İstanbul Büyük Şehir Belediyesi (İBB) Başkanı Kadir Topbaş, dün akşam Avcılar'da düzenlenen 'Demokrasi Nöbeti'nde darbe girişimine katılıp, hayatını kaybedenlerden birinin "vatan hainleri mezarlığına gömüldüğünü" söylemişti.

Topbaş'ın dile getirdiği o mezarlık bugün görüntülendi.

Darbe girişimi sonrası İstanbul Büyükşehir Belediyesi tarafından Pendik'te kurulan mezarlığa "Hainler Mezarlığı" tabelası konuldu.

Büyükşehir Belediyesi'nin Tepeören'de sahipsiz hayvanlar için kurduğu barınağın olduğu alanda kurulan mezarlığın hemen girişine "Hainler Mezarlığı" yazılı tabela yerleştirildi.

Mezarlığa ilk gömülen kişinin ise Acıbadem Mahalle muhtarını öldüren Yüzbaşı Mehmet Karabekir olduğu öğrenildi.

TOPBAŞ NE DEMİŞTİ?

Darbe girişimini protesto etmek amacıyla Avcılar'da düzenenen 'Demokrasi Nöbeti'nde konuşan İBB Başkanı Kadir Topbaş, "Tankların, topların namluların önünde durdunuz. Ama FETÖ'nün asker kisveli teröristlerinin geleceğimizi karartmalarına izin vermediniz. Bütün niyetleri sizler bozdunuz. Sevgi selini bu güzelliği kısır çekişmelere kurban etmeyelim. Yarınları güzel kılalım. Devletin bekası ve geleceğini düşünelim. Onlardan bir tanesi bugün (pazartesi) benim bahsettiğim 'Vatan Hainleri Mezarlığı'na gömüldü. Bir tanesi gömüldü. Ailesi istememiş ve 'Vatan hainleri mezarlığına' gömüldü. Bu millete ihanet edenler kabirlerinde dahi rahat edemezler" demişti.

EREN KESKİN: GÖMÜLME HAKKI BİLE YOK SAYILIYOR

Bianet’e konuşan hak savuncusu, avukat Eren Keskin, gömülme hakkının bir insan hakkı olduğunu belirterek "hainler mezarlığı" uygulamasının kabul edilemez olduğunu söyledi.

“Bir insanın gömülme hakkının dahi elinden alındığı bir coğrafyadayız. İnsanlığın bittiği nokta.

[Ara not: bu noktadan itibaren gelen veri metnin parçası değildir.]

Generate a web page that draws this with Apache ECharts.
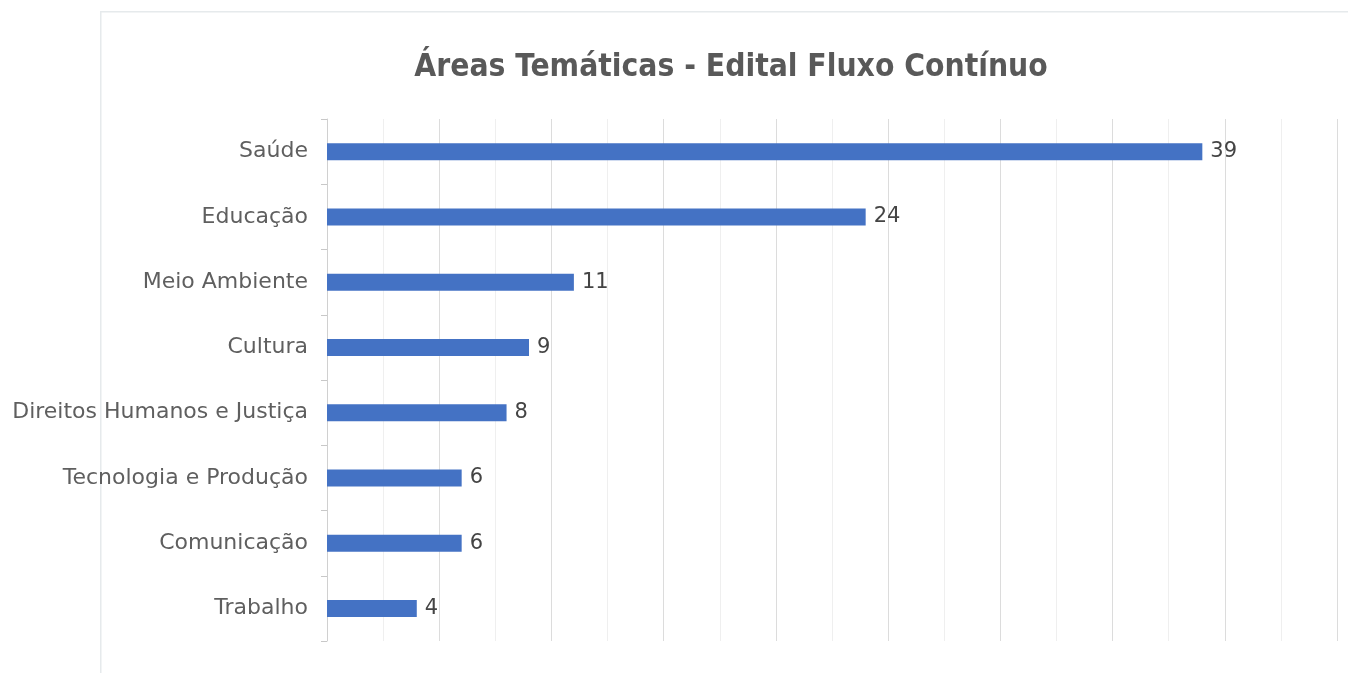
<!DOCTYPE html>
<html>
<head>
<meta charset="utf-8">
<script src="https://cdn.jsdelivr.net/npm/echarts@6/dist/echarts.min.js"></script>
<style>
html,body{margin:0;padding:0;background:#fff;}
#chart{width:1348px;height:673px;}
</style>
</head>
<body>
<div id="chart"></div>
<script>
const titleText = 'Áreas Temáticas - Edital Fluxo Contínuo';
const categories = ['Saúde','Educação','Meio Ambiente','Cultura','Direitos Humanos e Justiça','Tecnologia e Produção','Comunicação','Trabalho'];
const values = [39,24,11,9,8,6,6,4];
const xMin = 0, xMax = 45, xInterval = 5;

const chart = echarts.init(document.getElementById('chart'));
chart.setOption({
  animation:false,
  backgroundColor:'#ffffff',
  graphic:[{
    type:'rect', left:100, top:11, z:-10,
    shape:{width:1300, height:700},
    style:{fill:'#ffffff', stroke:'#e6eaec', lineWidth:1.5}
  }],
  title:{
    text:titleText, top:47, left:726, textAlign:'center',
    textStyle:{fontFamily:'Liberation Sans Narrow, DejaVu Sans Condensed, sans-serif', fontWeight:'bold', fontSize:31.5, color:'#595959'}
  },
  grid:{left:327, right:11, top:119, bottom:32, containLabel:false},
  xAxis:{
    type:'value', min:xMin, max:xMax, interval:xInterval,
    axisLabel:{show:false}, axisLine:{show:false}, axisTick:{show:false},
    splitLine:{show:true, lineStyle:{color:'#dcdcdc', width:1}},
    minorTick:{show:false, splitNumber:2},
    minorSplitLine:{show:true, lineStyle:{color:'#efefef', width:1}}
  },
  yAxis:{
    type:'category', data:categories, inverse:true,
    axisLine:{show:true, lineStyle:{color:'#d0d0d0', width:1}},
    axisTick:{show:true, length:6, lineStyle:{color:'#c8c8c8'}},
    axisLabel:{margin:19, fontSize:22, color:'#5f5f5f', fontFamily:'DejaVu Sans, sans-serif'},
    splitLine:{show:false}
  },
  series:[{
    type:'bar', data:values, barWidth:17,
    itemStyle:{color:'#4472c4'},
    label:{show:true, position:'right', distance:8, fontSize:21, color:'#444444', fontFamily:'DejaVu Sans, sans-serif'}
  }]
});
</script>
</body>
</html>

Dünyanın hiçbir yerinde böyle bir şeyin olduğu sanmıyorum. İnsan haklarına tamamen aykırı. Aynı zamanda hiçbir dini inançla da bağdaşmayan bir durum. Üstelik “vatan haini” ilan ettiklerini hayvan barınağının yanına konarak hayvanlara da hakaret edilmek isteniyor.

“Asker aileleri çok korkuyor. Biz er ailelerine ‘İnsan Hakları Derneği'ne başvurun’ dedik. Şu ana kadar 15-20 aile sadece telefonla bilgi aldı, kimse yazılı başvuru yapmak istemiyor. Korkuyorlar ve bunu dile getiriyorlar. Askeri darbeye karşı yine militarist yöntemle mücadele ediliyor. Oysa askeri darbenin karşısında duracak tek şey demokratikleşme ve sivilleşmedir.”